/---
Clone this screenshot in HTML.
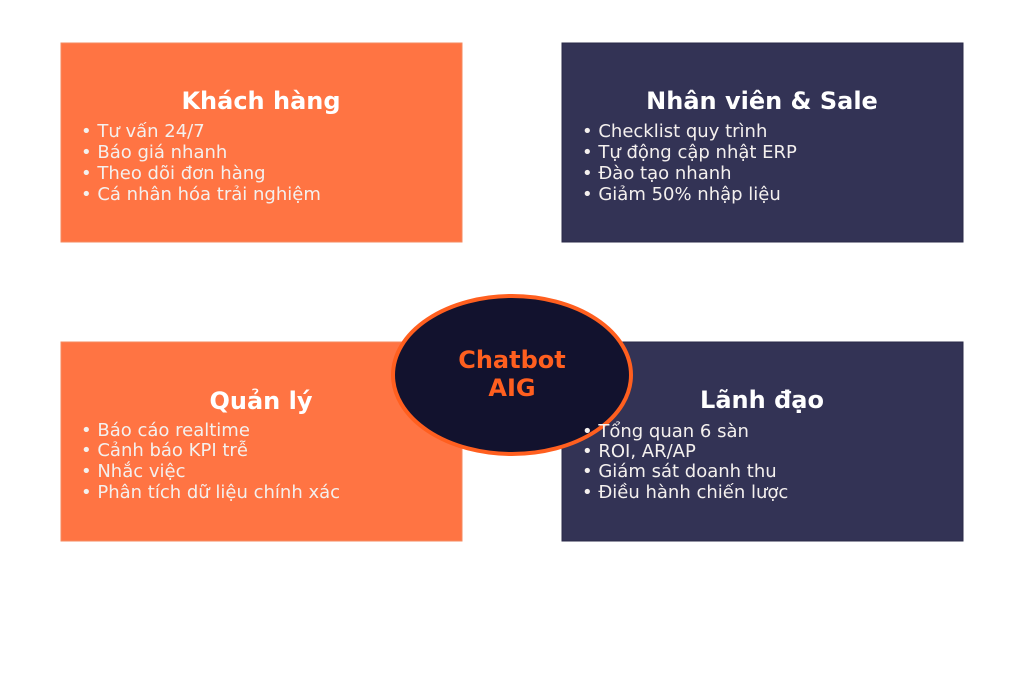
<!DOCTYPE html>
<html><head><meta charset="utf-8"><style>html,body{margin:0;padding:0;background:#fff}</style></head>
<body>
<svg width="1024" height="685" viewBox="0 0 1024 685" xmlns="http://www.w3.org/2000/svg" font-family="'DejaVu Sans','Liberation Sans',sans-serif">
<rect x="0" y="0" width="1024" height="685" fill="#fff"/>
<rect x="61" y="43" width="401" height="199" fill="#ff7443" stroke="#f58a5f" stroke-width="1"/>
<rect x="562" y="43" width="401" height="199" fill="#333355" stroke="#2a2a48" stroke-width="1"/>
<rect x="61" y="342" width="401" height="199" fill="#ff7443" stroke="#f58a5f" stroke-width="1"/>
<rect x="562" y="342" width="401" height="199" fill="#333355" stroke="#2a2a48" stroke-width="1"/>
<g fill="#fff" font-weight="bold" font-size="24" text-anchor="middle">
<text x="261" y="109">Khách hàng</text>
<text x="762" y="109">Nhân viên &amp; Sale</text>
<text x="261" y="409">Quản lý</text>
<text x="762" y="408">Lãnh đạo</text>
</g>
<g fill="#f4f0ee" font-size="18">
<text x="81" y="137">• Tư vấn 24/7</text>
<text x="81" y="158">• Báo giá nhanh</text>
<text x="81" y="179">• Theo dõi đơn hàng</text>
<text x="81" y="200">• Cá nhân hóa trải nghiệm</text>
<text x="582" y="137">• Checklist quy trình</text>
<text x="582" y="158">• Tự động cập nhật ERP</text>
<text x="582" y="179">• Đào tạo nhanh</text>
<text x="582" y="200">• Giảm 50% nhập liệu</text>
<text x="81" y="436">• Báo cáo realtime</text>
<text x="81" y="456">• Cảnh báo KPI trễ</text>
<text x="81" y="477">• Nhắc việc</text>
<text x="81" y="498">• Phân tích dữ liệu chính xác</text>
</g>
<ellipse cx="512" cy="375" rx="119" ry="79" fill="#12122e" stroke="#ff5f1f" stroke-width="4"/>
<g fill="#f4f0ee" font-size="18">
<text x="582" y="437">• Tổng quan 6 sàn</text>
<text x="582" y="457">• ROI, AR/AP</text>
<text x="582" y="477">• Giám sát doanh thu</text>
<text x="582" y="498">• Điều hành chiến lược</text>
</g>
<g fill="#ff5f1f" font-weight="bold" font-size="24" text-anchor="middle">
<text x="512" y="368">Chatbot</text>
<text x="512" y="396">AIG</text>
</g>
</svg>
</body></html>
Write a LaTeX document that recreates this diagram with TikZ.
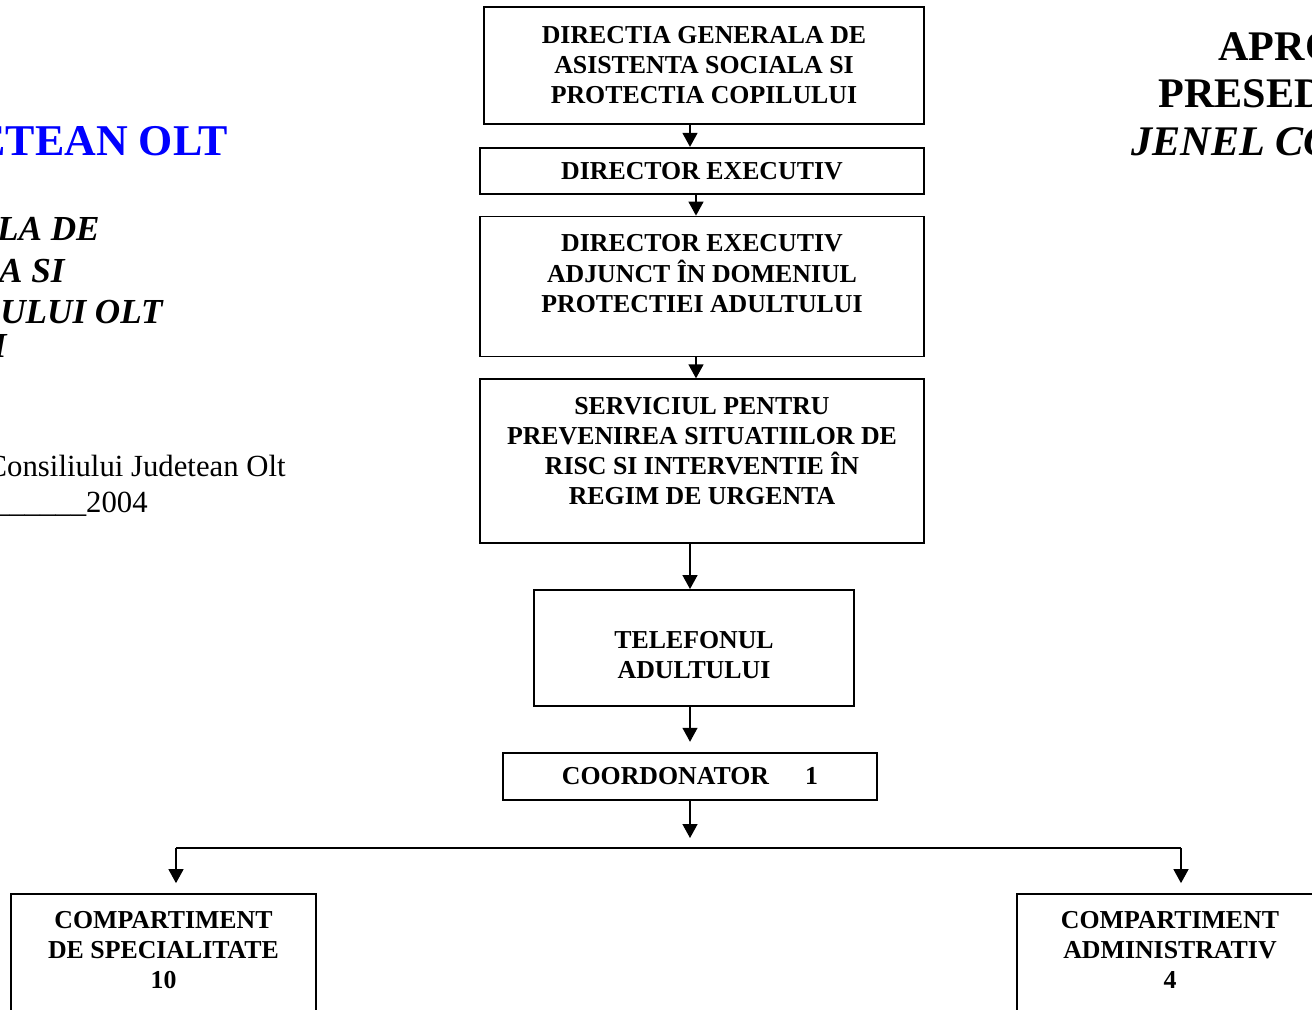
\documentclass[tikz,border=0pt]{standalone}
\usepackage{fontspec}
\setmainfont{Liberation Serif}
\usetikzlibrary{arrows.meta, positioning}

\begin{document}
\begin{tikzpicture}[
    x=0.02cm, y=0.02cm,
    node distance=0.42cm,
    box/.style={rectangle, draw, line width=1pt, inner sep=0pt, align=center, font=\fontsize{14.7}{17.1}\selectfont\bfseries},
    arrow/.style={-{Triangle[length=0.28cm, width=0.3cm]}, line width=0.8pt},
    head/.style={inner sep=0pt, font=\fontsize{24}{28}\selectfont\bfseries},
    headit/.style={inner sep=0pt, font=\fontsize{20}{24}\selectfont\bfseries\itshape},
    plain/.style={inner sep=0pt, font=\fontsize{17.5}{21}\selectfont}
]
    \useasboundingbox (0,0) rectangle (1312,-1009);
    \clip (0,0) rectangle (1312,-1009);

    % Header left
    \node[head, text=blue, font=\fontsize{25}{29}\selectfont\bfseries, anchor=base east] (cjo) at (228,-155) {ETEAN OLT};
    \node[headit, anchor=base east] (dg1) at (100,-240) {LA DE};
    \node[headit, anchor=base east] (dg2) at (65,-282) {A SI};
    \node[headit, anchor=base east] (dg3) at (163,-323) {ULUI OLT};
    \node[headit, anchor=base east] (dg4) at (7,-357) {I};
    \node[plain, anchor=base east] (hot1) at (286,-476) {Consiliului Judetean Olt};
    \node[plain, anchor=base east] (hot2) at (148,-512) {\_\_\_\_\_\_2004};

    % Header right
    \node[head, anchor=base west] (apr) at (1218,-60) {APRO};
    \node[head, anchor=base west] (pres) at (1158,-107) {PRESED};
    \node[head, font=\fontsize{24}{28}\selectfont\bfseries\itshape, anchor=base west] (nume) at (1131,-155) {JENEL CO};

    % Chain
    \node[box, minimum width=8.8cm, minimum height=2.34cm] (dgas) at (704,-65.5) {DIRECTIA GENERALA DE\\ASISTENTA SOCIALA SI\\PROTECTIA COPILULUI};
    \node[box, minimum width=8.88cm, minimum height=0.92cm, below=0.44cm of dgas, xshift=-0.04cm] (dir) {DIRECTOR EXECUTIV};
    \node[box, minimum width=8.88cm, minimum height=2.8cm, below=of dir] (adj) {DIRECTOR EXECUTIV\\ADJUNCT ÎN DOMENIUL\\PROTECTIEI ADULTULUI\\[-2.3pt]\mbox{}};
    \node[box, minimum width=8.88cm, minimum height=3.28cm, below=of adj] (serv) {SERVICIUL PENTRU\\PREVENIREA SITUATIILOR DE\\RISC SI INTERVENTIE ÎN\\REGIM DE URGENTA\\[-5.7pt]\mbox{}};
    \node[box, minimum width=6.4cm, minimum height=2.32cm, below=0.9cm of serv, xshift=-0.16cm] (tel) {\mbox{}\\[0.6pt]TELEFONUL\\ADULTULUI};
    \node[box, minimum width=7.48cm, minimum height=0.94cm, below=0.9cm of tel, xshift=-0.08cm] (coord) {COORDONATOR\hspace{1.4em}1};

    % Bottom row
    \node[box, minimum width=6.1cm, minimum height=3.2cm] (spec) at (163.5,-974) {COMPARTIMENT\\DE SPECIALITATE\\10\\[10pt]\mbox{}};
    \node[box, minimum width=6.12cm, minimum height=3.2cm] (adm) at (1170,-974) {COMPARTIMENT\\ADMINISTRATIV\\4\\[10pt]\mbox{}};

    \coordinate (midA) at (690,0);
    \coordinate (midB) at (696,0);
    \coordinate (busL) at (176,-848);
    \coordinate (busR) at (1181,-848);

    % Arrows
    \draw[arrow] (dgas.south -| midA) -- (dir.north -| midA);
    \draw[arrow] (dir.south -| midB) -- (adj.north -| midB);
    \draw[arrow] (adj.south -| midB) -- (serv.north -| midB);
    \draw[arrow] (serv.south -| midA) -- (tel.north -| midA);
    \draw[arrow, shorten >=0.2cm] (tel.south -| midA) -- (coord.north -| midA);
    \draw[arrow, shorten >=0.2cm] (coord.south -| midA) -- (busL -| midA);
    \draw[line width=0.8pt] (busL) -- (busR);
    \draw[arrow, shorten >=0.2cm] (busL) -- (busL |- spec.north);
    \draw[arrow, shorten >=0.2cm] (busR) -- (busR |- adm.north);

\end{tikzpicture}
\end{document}
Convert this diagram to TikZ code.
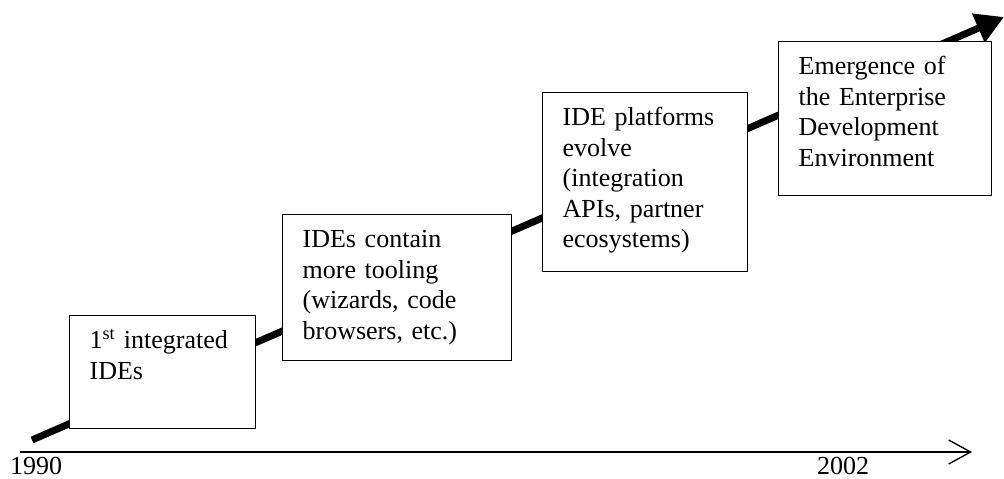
\documentclass[tikz,border=0pt]{standalone}
\usepackage{fontspec}
\setmainfont{Liberation Serif}
\usetikzlibrary{arrows.meta}

\tikzset{
  stage/.style={draw,line width=1.3pt,fill=white,anchor=north west,align=left,
    inner xsep=20pt,inner ysep=0pt,text height=33pt,font=\fontsize{26}{30.5}\selectfont},
  year/.style={font=\fontsize{26}{30.5}\selectfont,inner sep=0pt}
}

\begin{document}
\begin{tikzpicture}[x=1pt,y=-1pt]
\useasboundingbox (0,0) rectangle (1004,479);

% trend arrow behind the boxes
\coordinate (rise0) at (32,440);
\coordinate (rise1) at (1004,17);
\draw[line width=7pt,-{Triangle[length=28pt,width=30pt]}] (rise0) -- (rise1);

\node[stage,text width=146pt,text depth=80pt] (ide1) at (69,315) {1\textsuperscript{st} integrated\\IDEs};
\node[stage,text width=189pt,text depth=113pt] (ide2) at (282,214) {IDEs contain\\more tooling\\(wizards, code\\browsers, etc.)};
\node[stage,text width=165pt,text depth=146pt] (ide3) at (542,92) {IDE platforms\\evolve\\(integration\\APIs, partner\\ecosystems)};
\node[stage,text width=173pt,text depth=121pt] (ide4) at (778,41) {Emergence of\\the Enterprise\\Development\\Environment};

% time axis
\coordinate (axis0) at (20,452);
\coordinate (axis1) at (972,452);
\draw[line width=1.3pt,-{Straight Barb[length=22pt,width=24pt,line width=1.3pt]}] (axis0) -- (axis1);
\node[year] (y1990) at (36,466) {1990};
\node[year] (y2002) at (843,466) {2002};
\end{tikzpicture}
\end{document}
\---
§ What you have to do: Each line in the data that holds the string "code" should be found and copied.

§ Expected answer:
Convert this diagram to TikZ code.
\node[stage,text width=189pt,text depth=113pt] (ide2) at (282,214) {IDEs contain\\more tooling\\(wizards, code\\browsers, etc.)};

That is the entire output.